Recession

20 July 2009

In olden days of antiquity, when economic activities - like other social activities - were confined to a locale, recession wouldn’t be as fearful condition as it is today. In stark contrast to that, modern economies are tightly coupled together transcending national and international boundaries wherein economic recession is bound to become a global menace irrespective of its place of origin.

The domino effect was visible recently when a slow down in the US economy threw other economies off balance finally creating a state of panic all over the world. For those who are still uninitiated to this buzz word - economic recession is a period of general economic slow down indicated by a decline in GDP for two or more consecutive quarters. The ill-effects of recession are ramified in severe unemployment and mass lay-off, foreclosure or bankruptcy, crashing stock markets, surging inflation, etc.

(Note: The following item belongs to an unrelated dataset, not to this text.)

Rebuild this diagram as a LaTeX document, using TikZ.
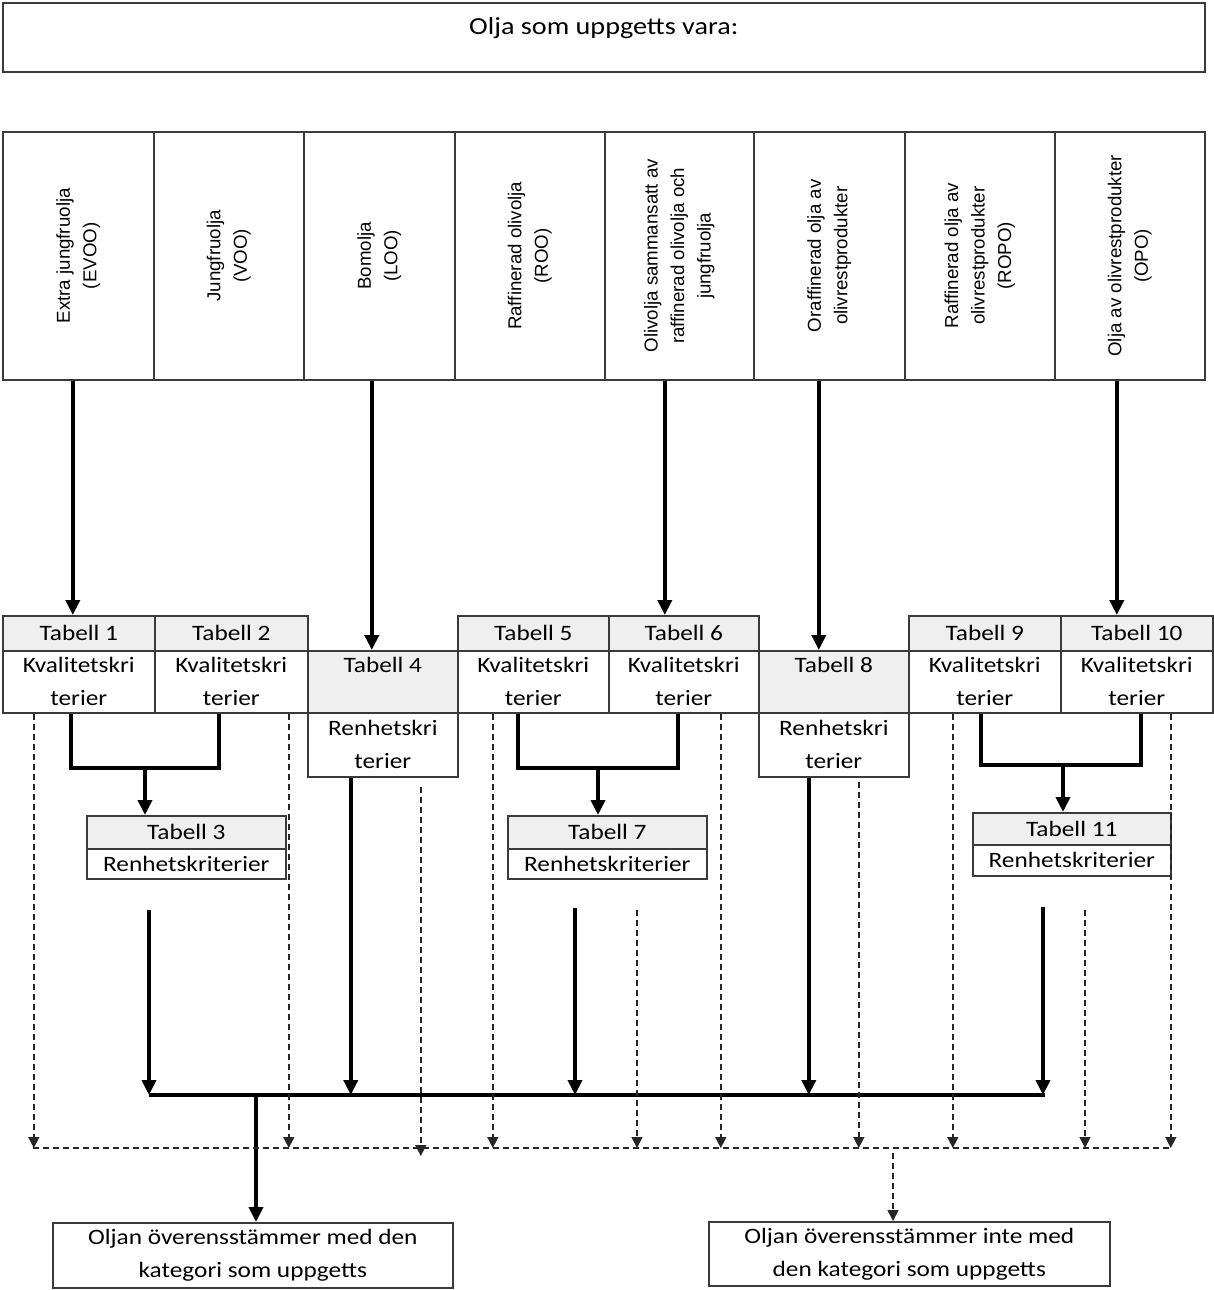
\documentclass[tikz,border=0pt]{standalone}
\usepackage{fontspec}
\setmainfont{Carlito}[FakeStretch=1.15]
\newfontfamily\rotfont{Liberation Sans}
\usetikzlibrary{arrows.meta,calc}
\definecolor{hdrgray}{HTML}{EFEFEF}
\definecolor{linegray}{HTML}{3A3A3A}
\begin{document}
\begin{tikzpicture}[x=1pt,y=-1pt,
  box/.style={draw=linegray, line width=1.6pt, inner sep=0pt, anchor=north west, align=center,
              font=\fontsize{22}{33}\selectfont},
  hdr/.style={box, fill=hdrgray},
  rottext/.style={rotate=90, align=center, inner sep=0pt, font=\rotfont\fontsize{18.7}{26.5}\selectfont},
  thk/.style={line width=4.5pt},
  thka/.style={thk, -{Triangle[width=14pt,length=15pt]}},
  dsh/.style={draw=black!85, line width=1.5pt, dash pattern=on 6pt off 4pt},
  dsha/.style={dsh, -{Triangle[width=11pt,length=11pt]}}
]
\useasboundingbox (0,0) rectangle (1214,1290);

% title
\node[box, minimum width=1202pt, minimum height=69pt, font=\fontsize{24.5}{30}\selectfont] (title) at (2,2)
  {\raisebox{23pt}{Olja som uppgetts vara:}};

% category boxes
\node[box, minimum width=151pt, minimum height=248pt] (c1) at (2,131) {};
\node[box, minimum width=150pt, minimum height=248pt] (c2) at (153,131) {};
\node[box, minimum width=151pt, minimum height=248pt] (c3) at (303,131) {};
\node[box, minimum width=150pt, minimum height=248pt] (c4) at (454,131) {};
\node[box, minimum width=149pt, minimum height=248pt] (c5) at (604,131) {};
\node[box, minimum width=151pt, minimum height=248pt] (c6) at (753,131) {};
\node[box, minimum width=150pt, minimum height=248pt] (c7) at (904,131) {};
\node[box, minimum width=150pt, minimum height=248pt] (c8) at (1054,131) {};

\node[rottext] (c1t) at (c1.center) {Extra jungfruolja\\(EVOO)};
\node[rottext] (c2t) at (c2.center) {Jungfruolja\\(VOO)};
\node[rottext] (c3t) at (c3.center) {Bomolja\\(LOO)};
\node[rottext] (c4t) at (c4.center) {Raffinerad olivolja\\(ROO)};
\node[rottext] (c5t) at (c5.center) {Olivolja sammansatt av\\raffinerad olivolja och\\jungfruolja};
\node[rottext] (c6t) at (c6.center) {Oraffinerad olja av\\olivrestprodukter};
\node[rottext] (c7t) at (c7.center) {Raffinerad olja av\\olivrestprodukter\\(ROPO)};
\node[rottext] (c8t) at (c8.center) {Olja av olivrestprodukter\\(OPO)};

% table row
\node[hdr, minimum width=152pt, minimum height=35pt] (t1h) at (2,615) {Tabell 1};
\node[box, minimum width=152pt, minimum height=62pt] (t1b) at (2,650) {Kvalitetskri\\terier};
\node[hdr, minimum width=153pt, minimum height=35pt] (t2h) at (154,615) {Tabell 2};
\node[box, minimum width=153pt, minimum height=62pt] (t2b) at (154,650) {Kvalitetskri\\terier};
\node[hdr, minimum width=150pt, minimum height=62pt] (t4g) at (307,650) {Tabell 4\\\phantom{terier}};
\node[box, minimum width=150pt, minimum height=64pt] (t4b) at (307,712) {Renhetskri\\terier};
\node[hdr, minimum width=151pt, minimum height=35pt] (t5h) at (457,615) {Tabell 5};
\node[box, minimum width=151pt, minimum height=62pt] (t5b) at (457,650) {Kvalitetskri\\terier};
\node[hdr, minimum width=150pt, minimum height=35pt] (t6h) at (608,615) {Tabell 6};
\node[box, minimum width=150pt, minimum height=62pt] (t6b) at (608,650) {Kvalitetskri\\terier};
\node[hdr, minimum width=150pt, minimum height=62pt] (t8g) at (758,650) {Tabell 8\\\phantom{terier}};
\node[box, minimum width=150pt, minimum height=64pt] (t8b) at (758,712) {Renhetskri\\terier};
\node[hdr, minimum width=152pt, minimum height=35pt] (t9h) at (908,615) {Tabell 9};
\node[box, minimum width=152pt, minimum height=62pt] (t9b) at (908,650) {Kvalitetskri\\terier};
\node[hdr, minimum width=152pt, minimum height=35pt] (t10h) at (1060,615) {Tabell 10};
\node[box, minimum width=152pt, minimum height=62pt] (t10b) at (1060,650) {Kvalitetskri\\terier};

% purity tables
\node[hdr, minimum width=199pt, minimum height=33pt] (t3h) at (86,815) {Tabell 3};
\node[box, minimum width=199pt, minimum height=30pt] (t3b) at (86,848) {Renhetskriterier};
\node[hdr, minimum width=199pt, minimum height=33pt] (t7h) at (507,815) {Tabell 7};
\node[box, minimum width=199pt, minimum height=30pt] (t7b) at (507,848) {Renhetskriterier};
\node[hdr, minimum width=198pt, minimum height=32pt] (t11h) at (972,812) {Tabell 11};
\node[box, minimum width=198pt, minimum height=31pt] (t11b) at (972,844) {Renhetskriterier};

% result boxes
\node[box, minimum width=400pt, minimum height=65pt] (ok) at (52,1222)
  {Oljan överensstämmer med den\\kategori som uppgetts};
\node[box, minimum width=401pt, minimum height=64pt] (notok) at (708,1221)
  {Oljan överensstämmer inte med\\den kategori som uppgetts};

% arrows from categories
\draw[thka] ([xshift=-5.5pt]c1.south) -- ([xshift=-6pt]t1h.north);
\draw[thka] ([xshift=-7.5pt]c3.south) -- ([xshift=-11pt]t4g.north);
\draw[thka] ([xshift=-14.5pt]c5.south) -- ([xshift=-19pt]t6h.north);
\draw[thka] ([xshift=-10.5pt]c6.south) -- ([xshift=-15pt]t8g.north);
\draw[thka] ([xshift=-13pt]c8.south) -- ([xshift=-20pt]t10h.north);

% joins to purity tables
\coordinate (j1) at (145,768);
\coordinate (j2) at (598,768);
\coordinate (j3) at (1063,765);
\draw[thk] ([xshift=-8pt]t1b.south) |- (j1) -| ([xshift=-12.5pt]t2b.south);
\draw[thka] (j1) -- (j1 |- t3h.north);
\draw[thk] ([xshift=-15.5pt]t5b.south) |- (j2) -| ([xshift=-6pt]t6b.south);
\draw[thka] (j2) -- (j2 |- t7h.north);
\draw[thk] ([xshift=-4pt]t9b.south) |- (j3) -| ([xshift=4pt]t10b.south);
\draw[thka] (j3) -- (j3 |- t11h.north);

% solid bus
\coordinate (busL) at (149,1095);
\coordinate (busR) at (1045,1095);
\coordinate (busO) at (256,1095);
\coordinate (s3) at (149,910);
\coordinate (s7) at (575,908);
\coordinate (s11) at (1043,907);
\draw[thk] (busL) -- (busR);
\draw[thka] (s3) -- (s3 |- busL);
\draw[thka] ([xshift=-32pt]t4b.south) -- ([xshift=-32pt]t4b.south |- busL);
\draw[thka] (s7) -- (s7 |- busL);
\draw[thka] ([xshift=-25pt]t8b.south) -- ([xshift=-25pt]t8b.south |- busL);
\draw[thka] (s11) -- (s11 |- busL);
\draw[thka] (busO) -- (busO |- ok.north);

% dashed bus
\coordinate (dL) at (33,1148);
\coordinate (dR) at (1172,1148);
\coordinate (dO) at (893,1153);
\coordinate (d7) at (637,910);
\coordinate (d11) at (1085,910);
\draw[dsh] (dL) -- (dR);
\draw[dsha] ([xshift=-45pt]t1b.south) -- ([xshift=-45pt]t1b.south |- dL);
\draw[dsha] ([xshift=57.5pt]t2b.south) -- ([xshift=57.5pt]t2b.south |- dL);
\draw[dsha] ([xshift=38pt,yshift=-9pt]t4b.south) -- ([xshift=38pt,yshift=-8pt]t4b.south |- dL);
\draw[dsha] ([xshift=-40.5pt]t5b.south) -- ([xshift=-40.5pt]t5b.south |- dL);
\draw[dsha] (d7) -- (d7 |- dL);
\draw[dsha] ([xshift=37pt]t6b.south) -- ([xshift=37pt]t6b.south |- dL);
\draw[dsha] ([xshift=25pt,yshift=-4pt]t8b.south) -- ([xshift=25pt]t8b.south |- dL);
\draw[dsha] ([xshift=-32pt]t9b.south) -- ([xshift=-32pt]t9b.south |- dL);
\draw[dsha] (d11) -- (d11 |- dL);
\draw[dsha] ([xshift=34pt]t10b.south) -- ([xshift=34pt]t10b.south |- dL);
\draw[dsha] (dO) -- (dO |- notok.north);
\end{tikzpicture}
\end{document}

It is not always easy to pin-point the possible reasons that spark economic recession. However, some of the factors that can set off recession in an otherwise smoothly running economy include uncontrolled inflation, increased national debt, and currency devaluation. 

Recession is by no means a permanent phenomenon. In normal circumstances a recession does not last beyond a financial year which is marked with increased governments’ efforts to contain the repercussions of recession by resorting to various economic aids to ailing financial institutions. 

Hopefully, the current recession passes sooner than most of us speculate. This tough time could be well utilized in testing the strength of survival instinct for “staying alive” than ruing the losses.